Encontrei no i esta entrevista da Carmo Rebelo de Andrade e achei que fazia sentido publicar este excerto.
É uma entrevista da Laurinda Alves, para ler na íntegra.
Se fizermos um zoom à humanidade percebemos que cada um de nós está sozinho?
Não... Na Índia, por exemplo, não estão sozinhos. As famílias são maiores, ficam sempre unidas; quando os filhos se casam ficam junto do pai, da mãe, dos avós...
Com tudo o que isso tem de bom e de mau...
Sim, com tudo o que isso tem de bom e de mau. Mas faz com que as pessoas traduzam os sentimentos e a sua forma de se dar de maneiras muito diferentes.
Quando chegaste a Calcutá foste bater à porta das Irmãs da Madre Teresa e escolheste fazer voluntariado no pavilhão dos moribundos. Os pobres mais pobres da Índia não te repugnaram?

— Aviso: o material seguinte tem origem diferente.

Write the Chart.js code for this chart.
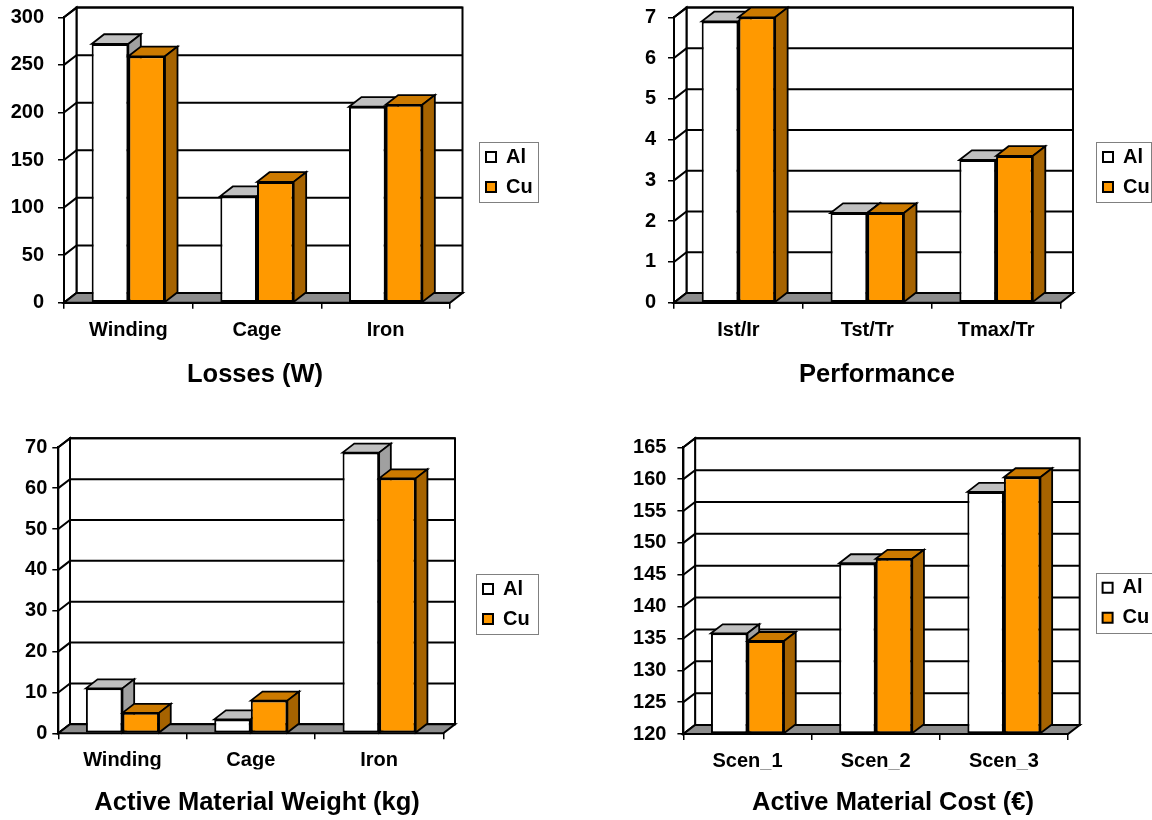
<!DOCTYPE html>
<html>
<head>
<meta charset="utf-8">
<script src="https://cdn.jsdelivr.net/npm/chart.js@4.4.1/dist/chart.umd.min.js"></script>
<style>
  html, body { margin: 0; padding: 0; background: #fff; width: 1152px; height: 820px; overflow: hidden; }
  .panel { position: absolute; width: 576px; height: 410px; }
  canvas { display: block; }
</style>
</head>
<body>
<div class="panel" style="left:0;top:0"><canvas id="losses" width="576" height="410"></canvas></div>
<div class="panel" style="left:576px;top:0"><canvas id="performance" width="576" height="410"></canvas></div>
<div class="panel" style="left:0;top:410px"><canvas id="weight" width="576" height="410"></canvas></div>
<div class="panel" style="left:576px;top:410px"><canvas id="cost" width="576" height="410"></canvas></div>
<script>
// ---- data ----
const seriesNames = ['Al', 'Cu'];

const lossCategories = ['Winding', 'Cage', 'Iron'];
const lossAl = [272, 112, 206];
const lossCu = [259, 127, 208];

const perfCategories = ['Ist/Ir', 'Tst/Tr', 'Tmax/Tr'];
const perfAl = [6.9, 2.2, 3.5];
const perfCu = [7.0, 2.2, 3.6];

const weightCategories = ['Winding', 'Cage', 'Iron'];
const weightAl = [11, 3.4, 68.7];
const weightCu = [5, 8, 62.4];

const costCategories = ['Scen_1', 'Scen_2', 'Scen_3'];
const costAl = [135.8, 146.8, 158.0];
const costCu = [134.6, 147.5, 160.3];

// ---- styling ----
const FONT = "'Liberation Sans', Arial, Helvetica, sans-serif";
const LEGEND_SIZE = 20, LEGEND_PAD = 10, TITLE_SIZE = 25.5;
const seriesStyle = [
  { front: '#FFFFFF', top: '#C0C0C0', side: '#A0A0A0' },
  { front: '#FF9900', top: '#CC7A00', side: '#A66300' }
];
const FLOOR = '#8C8C8C';

// Excel-like 3D column look: back wall, side wall, floor and extruded bars
const columns3d = {
  id: 'columns3d',
  afterLayout(chart, args, o) {
    const lg = chart.legend;
    if (lg && o.legendBox) {
      const lb = o.legendBox;
      lg.left = lb.x + 7 - LEGEND_PAD;
      lg.right = lg.left + 200;
      lg.width = 200;
      lg.top = lb.y + 15 - LEGEND_SIZE / 2 - LEGEND_PAD;
      lg.bottom = lg.top + 200;
      lg.height = 200;
    }
    const t = chart.titleBlock;
    if (t && o.titleAt) {
      const lh = TITLE_SIZE * 1.2;
      t.left = o.titleAt.x - 300;
      t.right = o.titleAt.x + 300;
      t.width = 600;
      t.top = o.titleAt.y - lh / 2 - t._padding.top;
      t.bottom = t.top + t.height;
    }
  },
  beforeDatasetsDraw(chart, args, o) {
    const { ctx, chartArea: a, scales } = chart;
    const ys = scales.y;
    const dx = o.dx, dy = o.dy;
    const L = a.left, R = a.right, T = a.top, B = a.bottom;
    const poly = (pts, fill, lw) => {
      ctx.beginPath();
      ctx.moveTo(pts[0][0], pts[0][1]);
      for (let i = 1; i < pts.length; i++) ctx.lineTo(pts[i][0], pts[i][1]);
      ctx.closePath();
      if (fill) { ctx.fillStyle = fill; ctx.fill(); }
      ctx.lineWidth = lw;
      ctx.stroke();
    };
    ctx.save();
    ctx.strokeStyle = '#000';
    ctx.lineJoin = 'miter';
    // back wall
    poly([[L + dx, T + dy], [R + dx, T + dy], [R + dx, B + dy], [L + dx, B + dy]], '#fff', 2);
    // left wall
    poly([[L, T], [L + dx, T + dy], [L + dx, B + dy], [L, B]], '#fff', 2);
    // gridlines across both walls
    ctx.lineWidth = 2;
    ys.ticks.forEach(t => {
      const yp = ys.getPixelForValue(t.value);
      ctx.beginPath();
      ctx.moveTo(L, yp);
      ctx.lineTo(L + dx, yp + dy);
      ctx.lineTo(R + dx, yp + dy);
      ctx.stroke();
    });
    // floor
    poly([[L, B], [R, B], [R + dx, B + dy], [L + dx, B + dy]], FLOOR, 2);

    // bars, left to right so each neighbour hides the previous side face
    const metas = chart.data.datasets.map((d, i) => chart.getDatasetMeta(i));
    const n = chart.data.labels.length;
    for (let i = 0; i < n; i++) {
      metas.forEach((m, di) => {
        const el = m.data[i];
        if (!el) return;
        el.draw(ctx);
        const { x, y, base, width } = el.getProps(['x', 'y', 'base', 'width'], true);
        const l = x - width / 2, r = x + width / 2;
        const st = seriesStyle[di];
        ctx.strokeStyle = '#000';
        poly([[l, y], [l + dx, y + dy], [r + dx, y + dy], [r, y]], st.top, 1.8);
        poly([[r, y], [r + dx, y + dy], [r + dx, base + dy], [r, base]], st.side, 1.8);
      });
    }
    ctx.restore();
    return false;
  },
  afterDraw(chart, args, o) {
    if (!o.legendBox) return;
    const { ctx } = chart;
    const lb = o.legendBox;
    ctx.save();
    ctx.strokeStyle = '#808080';
    ctx.lineWidth = 1;
    ctx.strokeRect(Math.round(lb.x) + 0.5, Math.round(lb.y) + 0.5, lb.w, lb.h);
    ctx.restore();
  }
};

function makeChart(id, p) {
  const tickFont = { family: FONT, size: 20, weight: 'bold' };
  return new Chart(document.getElementById(id), {
    type: 'bar',
    data: {
      labels: p.categories,
      datasets: p.series.map((vals, i) => ({
        label: seriesNames[i],
        data: vals,
        base: p.yMin,
        backgroundColor: seriesStyle[i].front,
        borderColor: '#000',
        borderWidth: 2,
        borderSkipped: false,
        barPercentage: 1.0,
        categoryPercentage: 0.57
      }))
    },
    options: {
      responsive: false,
      animation: false,
      devicePixelRatio: 1,
      events: [],
      layout: { padding: { top: p.area.top, right: 576 - p.area.right, bottom: 0, left: 0 } },
      scales: {
        x: {
          grid: { offset: true, drawOnChartArea: false, drawTicks: true, tickLength: 6, color: '#000', lineWidth: 1.5 },
          border: { display: true, color: '#000', width: 2 },
          ticks: { color: '#000', font: tickFont, padding: p.xPad, maxRotation: 0 },
          afterFit(s) {
            const tb = s.chart.titleBlock;
            s.height = s.chart.height - p.area.bottom - (tb ? tb.height : 0);
            s.paddingLeft = 0; s.paddingRight = 0;
          }
        },
        y: {
          min: p.yMin, max: p.yMax,
          grid: { drawOnChartArea: false, drawTicks: true, tickLength: 6, color: '#000', lineWidth: 1.5 },
          border: { display: true, color: '#000', width: 2 },
          ticks: { stepSize: p.yStep, color: '#000', font: tickFont, padding: p.yPad },
          afterFit(s) {
            s.width = p.area.left;
            s.paddingTop = 0; s.paddingBottom = 0;
          }
        }
      },
      plugins: {
        tooltip: { enabled: false },
        legend: {
          position: 'chartArea',
          align: 'start',
          labels: { boxWidth: 10, boxHeight: 10, padding: LEGEND_PAD, color: '#000', font: { family: FONT, size: LEGEND_SIZE, weight: 'bold' } }
        },
        title: {
          display: true,
          text: p.title,
          position: 'bottom',
          color: '#000',
          font: { family: FONT, size: TITLE_SIZE, weight: 'bold' }
        },
        columns3d: { dx: p.dx, dy: p.dy, legendBox: p.legend, titleAt: p.titleAt }
      }
    },
    plugins: [columns3d]
  });
}

makeChart('losses', {
  title: 'Losses (W)', categories: lossCategories, series: [lossAl, lossCu],
  yMin: 0, yMax: 300, yStep: 50,
  area: { left: 64, right: 450, top: 17.3, bottom: 302.7 },
  dx: 12.5, dy: -9.7, yPad: 14, xPad: 10,
  legend: { x: 479, y: 142, w: 59, h: 60 }, titleAt: { x: 255, y: 375 }
});
makeChart('performance', {
  title: 'Performance', categories: perfCategories, series: [perfAl, perfCu],
  yMin: 0, yMax: 7, yStep: 1,
  area: { left: 98, right: 484.5, top: 17.3, bottom: 302.7 },
  dx: 12.5, dy: -9.7, yPad: 12, xPad: 10,
  legend: { x: 520, y: 142, w: 55, h: 60 }, titleAt: { x: 301, y: 375 }
});
makeChart('weight', {
  title: 'Active Material Weight (kg)', categories: weightCategories, series: [weightAl, weightCu],
  yMin: 0, yMax: 70, yStep: 10,
  area: { left: 58.3, right: 443.3, top: 37.3, bottom: 323.3 },
  dx: 11.7, dy: -9, yPad: 5, xPad: 9,
  legend: { x: 476, y: 164, w: 62, h: 60 }, titleAt: { x: 257, y: 393 }
});
makeChart('cost', {
  title: 'Active Material Cost (€)', categories: costCategories, series: [costAl, costCu],
  yMin: 120, yMax: 165, yStep: 5,
  area: { left: 107.4, right: 492, top: 37.3, bottom: 324 },
  dx: 11.7, dy: -9, yPad: 11, xPad: 9,
  legend: { x: 519.6, y: 162.7, w: 56, h: 60 }, titleAt: { x: 317, y: 393 }
});
</script>
</body>
</html>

Não pensei nisso. As irmãs andavam atrás de nós para usarmos luvas e máscaras e nós, nada. Eu ia muito inspirada pelos "Diários de Che Guevara" e, para mim, as luvas e as máscaras criavam uma distância que não queria. Lembro-me perfeitamente de, no filme, ele estar a tratar de leprosos com os médicos atrás a tentar obrigá-lo a usar luvas, e de ele dizer: "Não quero. As luvas são mais um entrave entre mim e a pessoa."
Fizeste o mesmo?
Sim. E também via outras sem luvas.
Fazias massagens e cantavas para os moribundos?
Cantava e eles adoravam. Às vezes punha--me a cantar no meio da sala, juntava três ou quatro pessoas, voluntários ou noviças, e cantávamos de tudo.
O facto de tocares nas pessoas doentes devolve-lhes a dignidade. Tinhas essa noção?
Sim... Aquilo era muito especial porque o que nós fazíamos era só devolver-lhes dignidade nos últimos momentos de vida. Eles iam morrer e tudo acabava simplesmente ali. Não havia projectos de futuro, nada mais era sustentável ou possível. Cuidar de moribundos é um gesto inteiramente gratuito.
O princípio da Madre Teresa foi esse mesmo: dar de graça e devolver a dignidade.
Tratar dos que nunca tiveram nada e iam morrer sem nada. No fundo é não querermos que morram sem saberem o que é ter alguém a cuidar deles, alguém a ter respeito pelo pudor deles, a trocar--lhes a roupa com delicadeza, a dar-lhes de comer, a limpar as feridas e tudo o resto.
A escatologia toda associada ao estado terminal. Não te faziam confusão os cheiros?
Tentava não pensar nisso e continuava ali a cantar, a dar-lhes massagens com óleo, porque eles têm a pele muito seca e gostam muito destes gestos.
Simplesmente estavas em comunhão com eles.
Sim. E aprendi que há gestos que são muito pequenos mas fazem o outro grande.
O que mais te marcou nesta viagem à volta do mundo?
O voluntariado. Foi o grande objectivo da minha viagem e foi "O" sentido. Viajar sem sentido, em minha opinião, é perigoso.